Data segment
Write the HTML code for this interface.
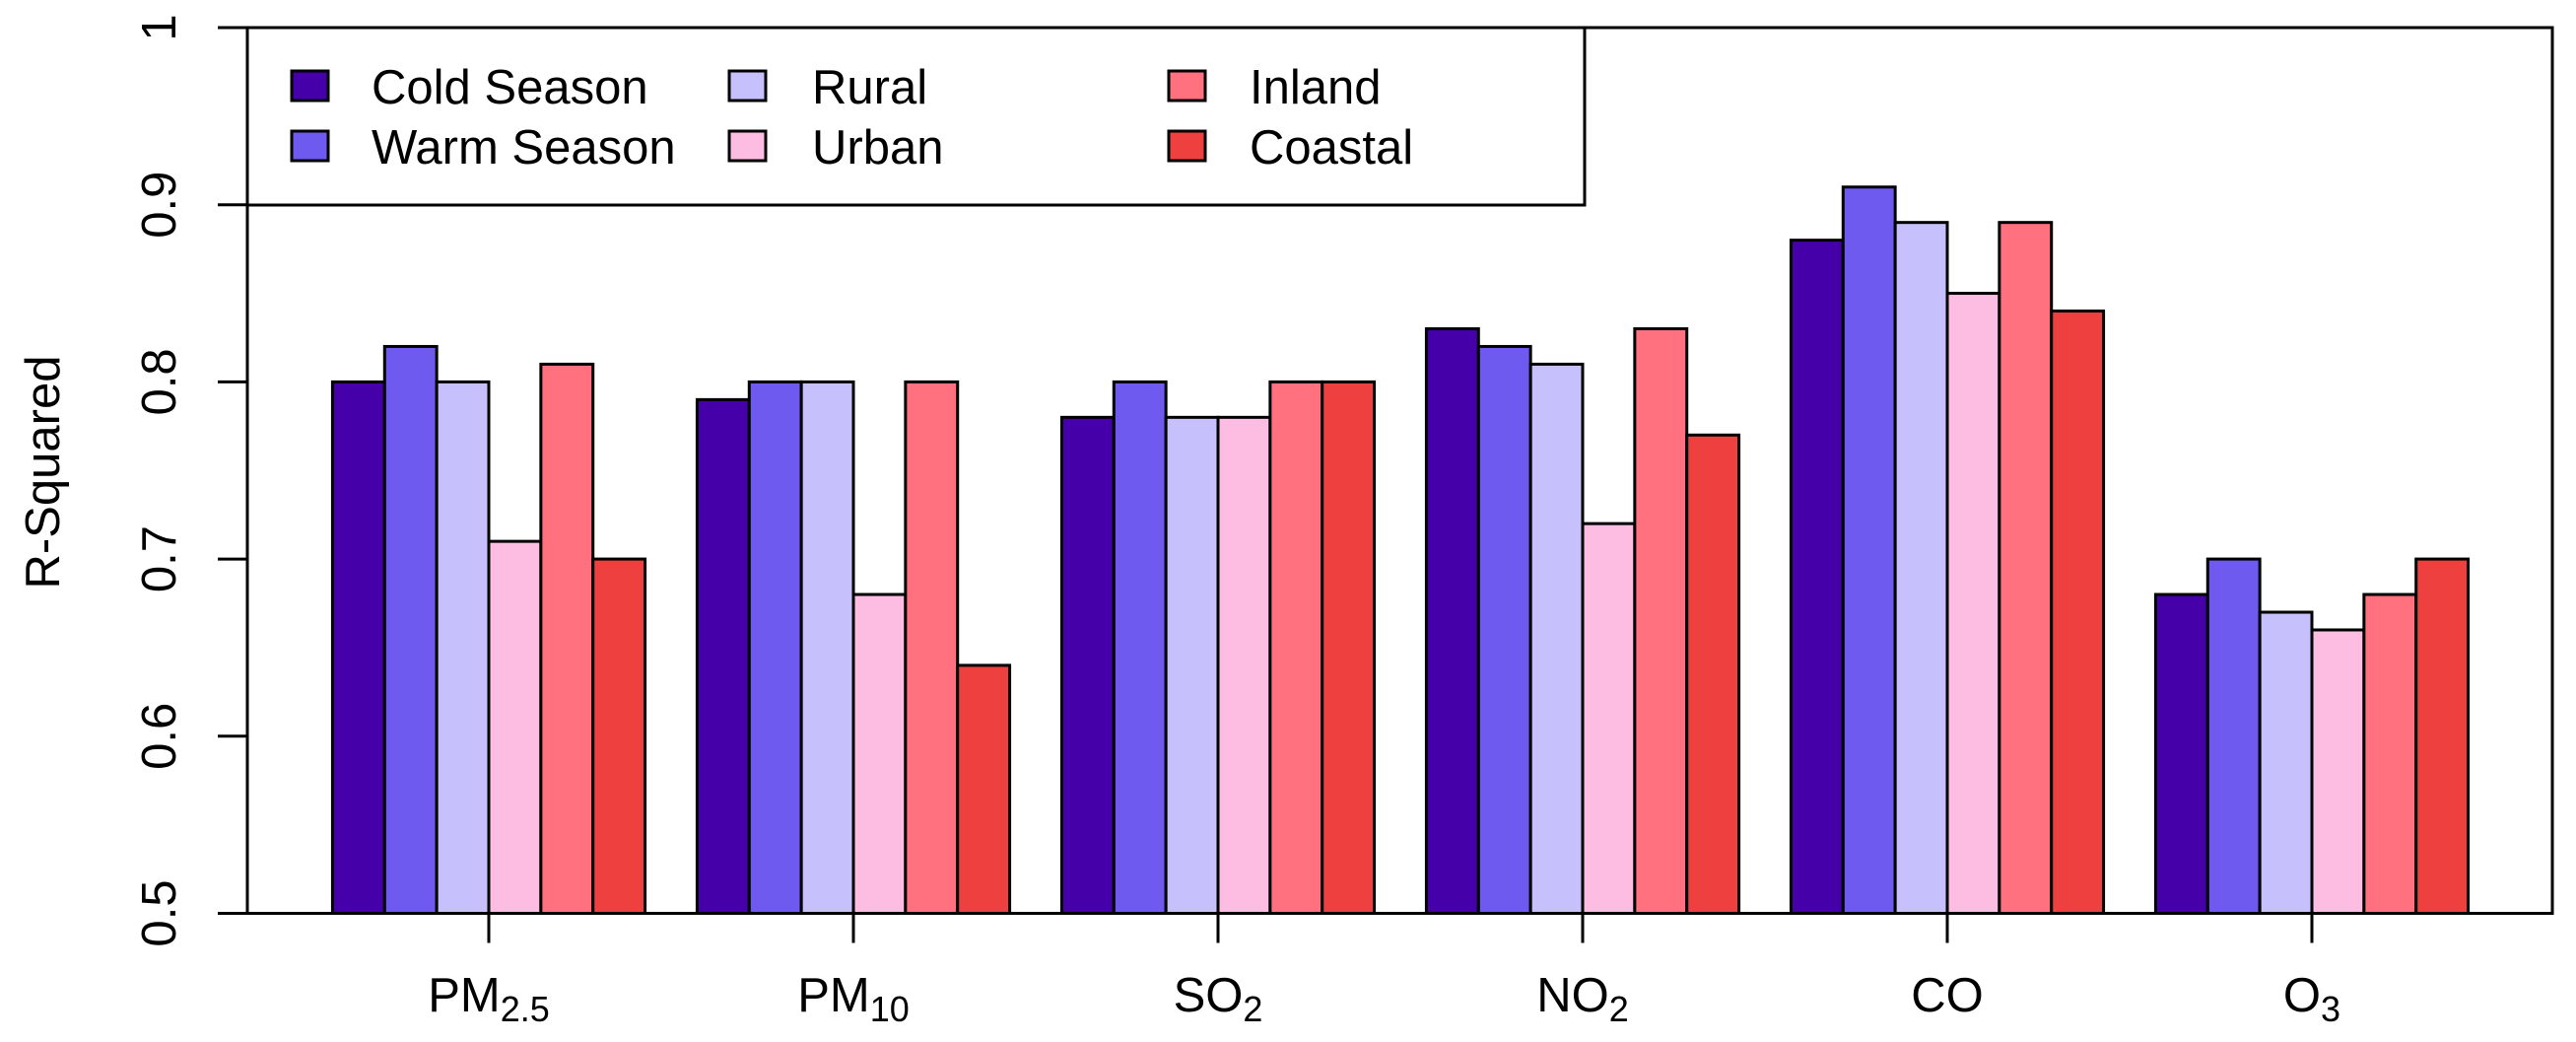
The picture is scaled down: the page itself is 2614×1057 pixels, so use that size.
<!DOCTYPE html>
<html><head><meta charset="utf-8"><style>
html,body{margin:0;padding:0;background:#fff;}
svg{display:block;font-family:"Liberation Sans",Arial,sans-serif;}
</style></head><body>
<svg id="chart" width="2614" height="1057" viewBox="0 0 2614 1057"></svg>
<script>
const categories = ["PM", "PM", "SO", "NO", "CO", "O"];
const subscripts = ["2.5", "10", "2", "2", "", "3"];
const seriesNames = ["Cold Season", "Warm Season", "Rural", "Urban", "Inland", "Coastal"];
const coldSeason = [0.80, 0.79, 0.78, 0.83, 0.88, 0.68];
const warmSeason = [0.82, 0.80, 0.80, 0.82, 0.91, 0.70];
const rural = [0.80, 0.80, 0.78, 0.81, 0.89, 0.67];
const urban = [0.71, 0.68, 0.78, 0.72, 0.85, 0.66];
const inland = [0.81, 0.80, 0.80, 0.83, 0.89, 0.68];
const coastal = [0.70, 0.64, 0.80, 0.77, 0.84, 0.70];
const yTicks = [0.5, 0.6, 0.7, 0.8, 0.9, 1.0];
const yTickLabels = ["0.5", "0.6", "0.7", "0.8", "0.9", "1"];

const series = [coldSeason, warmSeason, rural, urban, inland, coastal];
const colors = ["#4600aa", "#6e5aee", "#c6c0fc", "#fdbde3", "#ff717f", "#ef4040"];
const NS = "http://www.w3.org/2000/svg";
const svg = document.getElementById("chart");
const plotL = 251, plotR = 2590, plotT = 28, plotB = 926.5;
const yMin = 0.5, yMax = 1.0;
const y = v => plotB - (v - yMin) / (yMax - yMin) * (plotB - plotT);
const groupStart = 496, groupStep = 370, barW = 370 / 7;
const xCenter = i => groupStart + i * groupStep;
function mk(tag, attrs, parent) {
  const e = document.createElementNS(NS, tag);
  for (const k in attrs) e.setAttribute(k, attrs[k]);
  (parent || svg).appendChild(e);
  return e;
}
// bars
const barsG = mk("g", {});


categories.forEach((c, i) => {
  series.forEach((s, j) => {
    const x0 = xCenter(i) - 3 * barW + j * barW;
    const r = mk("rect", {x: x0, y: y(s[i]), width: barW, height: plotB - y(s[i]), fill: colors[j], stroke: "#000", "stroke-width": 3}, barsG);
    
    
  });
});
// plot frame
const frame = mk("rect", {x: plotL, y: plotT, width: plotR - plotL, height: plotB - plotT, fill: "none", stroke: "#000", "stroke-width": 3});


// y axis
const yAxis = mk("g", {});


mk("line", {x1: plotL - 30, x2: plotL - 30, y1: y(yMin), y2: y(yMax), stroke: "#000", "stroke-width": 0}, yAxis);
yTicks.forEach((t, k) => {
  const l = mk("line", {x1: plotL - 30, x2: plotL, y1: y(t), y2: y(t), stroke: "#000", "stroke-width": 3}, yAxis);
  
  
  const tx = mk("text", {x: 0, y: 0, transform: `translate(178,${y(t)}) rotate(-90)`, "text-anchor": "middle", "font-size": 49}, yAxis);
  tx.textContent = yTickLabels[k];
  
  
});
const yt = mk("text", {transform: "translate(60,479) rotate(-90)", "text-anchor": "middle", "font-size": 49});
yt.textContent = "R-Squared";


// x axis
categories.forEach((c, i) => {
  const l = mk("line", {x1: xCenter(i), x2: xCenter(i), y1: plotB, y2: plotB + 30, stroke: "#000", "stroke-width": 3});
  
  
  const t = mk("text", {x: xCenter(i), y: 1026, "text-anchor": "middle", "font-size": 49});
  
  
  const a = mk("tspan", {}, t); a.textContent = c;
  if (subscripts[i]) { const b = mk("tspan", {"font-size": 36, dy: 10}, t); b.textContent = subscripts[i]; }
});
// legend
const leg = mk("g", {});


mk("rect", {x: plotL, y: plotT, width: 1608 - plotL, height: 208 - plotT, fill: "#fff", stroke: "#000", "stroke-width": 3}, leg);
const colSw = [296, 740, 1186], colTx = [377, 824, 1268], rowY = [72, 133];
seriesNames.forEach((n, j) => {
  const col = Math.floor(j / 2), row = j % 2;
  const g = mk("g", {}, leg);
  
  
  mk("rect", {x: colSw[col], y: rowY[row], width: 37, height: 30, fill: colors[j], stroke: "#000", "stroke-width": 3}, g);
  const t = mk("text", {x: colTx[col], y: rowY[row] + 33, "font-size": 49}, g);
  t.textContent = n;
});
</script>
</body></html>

Exercise task
Return to the listing above and set it down exactly, leaving out its pictures.

Written response
Write the HTML code for this interface.
The picture is scaled down: the page itself is 2614×1057 pixels, so use that size.
<!DOCTYPE html>
<html><head><meta charset="utf-8"><style>
html,body{margin:0;padding:0;background:#fff;}
svg{display:block;font-family:"Liberation Sans",Arial,sans-serif;}
</style></head><body>
<svg id="chart" width="2614" height="1057" viewBox="0 0 2614 1057"></svg>
<script>
const categories = ["PM", "PM", "SO", "NO", "CO", "O"];
const subscripts = ["2.5", "10", "2", "2", "", "3"];
const seriesNames = ["Cold Season", "Warm Season", "Rural", "Urban", "Inland", "Coastal"];
const coldSeason = [0.80, 0.79, 0.78, 0.83, 0.88, 0.68];
const warmSeason = [0.82, 0.80, 0.80, 0.82, 0.91, 0.70];
const rural = [0.80, 0.80, 0.78, 0.81, 0.89, 0.67];
const urban = [0.71, 0.68, 0.78, 0.72, 0.85, 0.66];
const inland = [0.81, 0.80, 0.80, 0.83, 0.89, 0.68];
const coastal = [0.70, 0.64, 0.80, 0.77, 0.84, 0.70];
const yTicks = [0.5, 0.6, 0.7, 0.8, 0.9, 1.0];
const yTickLabels = ["0.5", "0.6", "0.7", "0.8", "0.9", "1"];

const series = [coldSeason, warmSeason, rural, urban, inland, coastal];
const colors = ["#4600aa", "#6e5aee", "#c6c0fc", "#fdbde3", "#ff717f", "#ef4040"];
const NS = "http://www.w3.org/2000/svg";
const svg = document.getElementById("chart");
const plotL = 251, plotR = 2590, plotT = 28, plotB = 926.5;
const yMin = 0.5, yMax = 1.0;
const y = v => plotB - (v - yMin) / (yMax - yMin) * (plotB - plotT);
const groupStart = 496, groupStep = 370, barW = 370 / 7;
const xCenter = i => groupStart + i * groupStep;
function mk(tag, attrs, parent) {
  const e = document.createElementNS(NS, tag);
  for (const k in attrs) e.setAttribute(k, attrs[k]);
  (parent || svg).appendChild(e);
  return e;
}
// bars
const barsG = mk("g", {});


categories.forEach((c, i) => {
  series.forEach((s, j) => {
    const x0 = xCenter(i) - 3 * barW + j * barW;
    const r = mk("rect", {x: x0, y: y(s[i]), width: barW, height: plotB - y(s[i]), fill: colors[j], stroke: "#000", "stroke-width": 3}, barsG);
    
    
  });
});
// plot frame
const frame = mk("rect", {x: plotL, y: plotT, width: plotR - plotL, height: plotB - plotT, fill: "none", stroke: "#000", "stroke-width": 3});


// y axis
const yAxis = mk("g", {});


mk("line", {x1: plotL - 30, x2: plotL - 30, y1: y(yMin), y2: y(yMax), stroke: "#000", "stroke-width": 0}, yAxis);
yTicks.forEach((t, k) => {
  const l = mk("line", {x1: plotL - 30, x2: plotL, y1: y(t), y2: y(t), stroke: "#000", "stroke-width": 3}, yAxis);
  
  
  const tx = mk("text", {x: 0, y: 0, transform: `translate(178,${y(t)}) rotate(-90)`, "text-anchor": "middle", "font-size": 49}, yAxis);
  tx.textContent = yTickLabels[k];
  
  
});
const yt = mk("text", {transform: "translate(60,479) rotate(-90)", "text-anchor": "middle", "font-size": 49});
yt.textContent = "R-Squared";


// x axis
categories.forEach((c, i) => {
  const l = mk("line", {x1: xCenter(i), x2: xCenter(i), y1: plotB, y2: plotB + 30, stroke: "#000", "stroke-width": 3});
  
  
  const t = mk("text", {x: xCenter(i), y: 1026, "text-anchor": "middle", "font-size": 49});
  
  
  const a = mk("tspan", {}, t); a.textContent = c;
  if (subscripts[i]) { const b = mk("tspan", {"font-size": 36, dy: 10}, t); b.textContent = subscripts[i]; }
});
// legend
const leg = mk("g", {});


mk("rect", {x: plotL, y: plotT, width: 1608 - plotL, height: 208 - plotT, fill: "#fff", stroke: "#000", "stroke-width": 3}, leg);
const colSw = [296, 740, 1186], colTx = [377, 824, 1268], rowY = [72, 133];
seriesNames.forEach((n, j) => {
  const col = Math.floor(j / 2), row = j % 2;
  const g = mk("g", {}, leg);
  
  
  mk("rect", {x: colSw[col], y: rowY[row], width: 37, height: 30, fill: colors[j], stroke: "#000", "stroke-width": 3}, g);
  const t = mk("text", {x: colTx[col], y: rowY[row] + 33, "font-size": 49}, g);
  t.textContent = n;
});
</script>
</body></html>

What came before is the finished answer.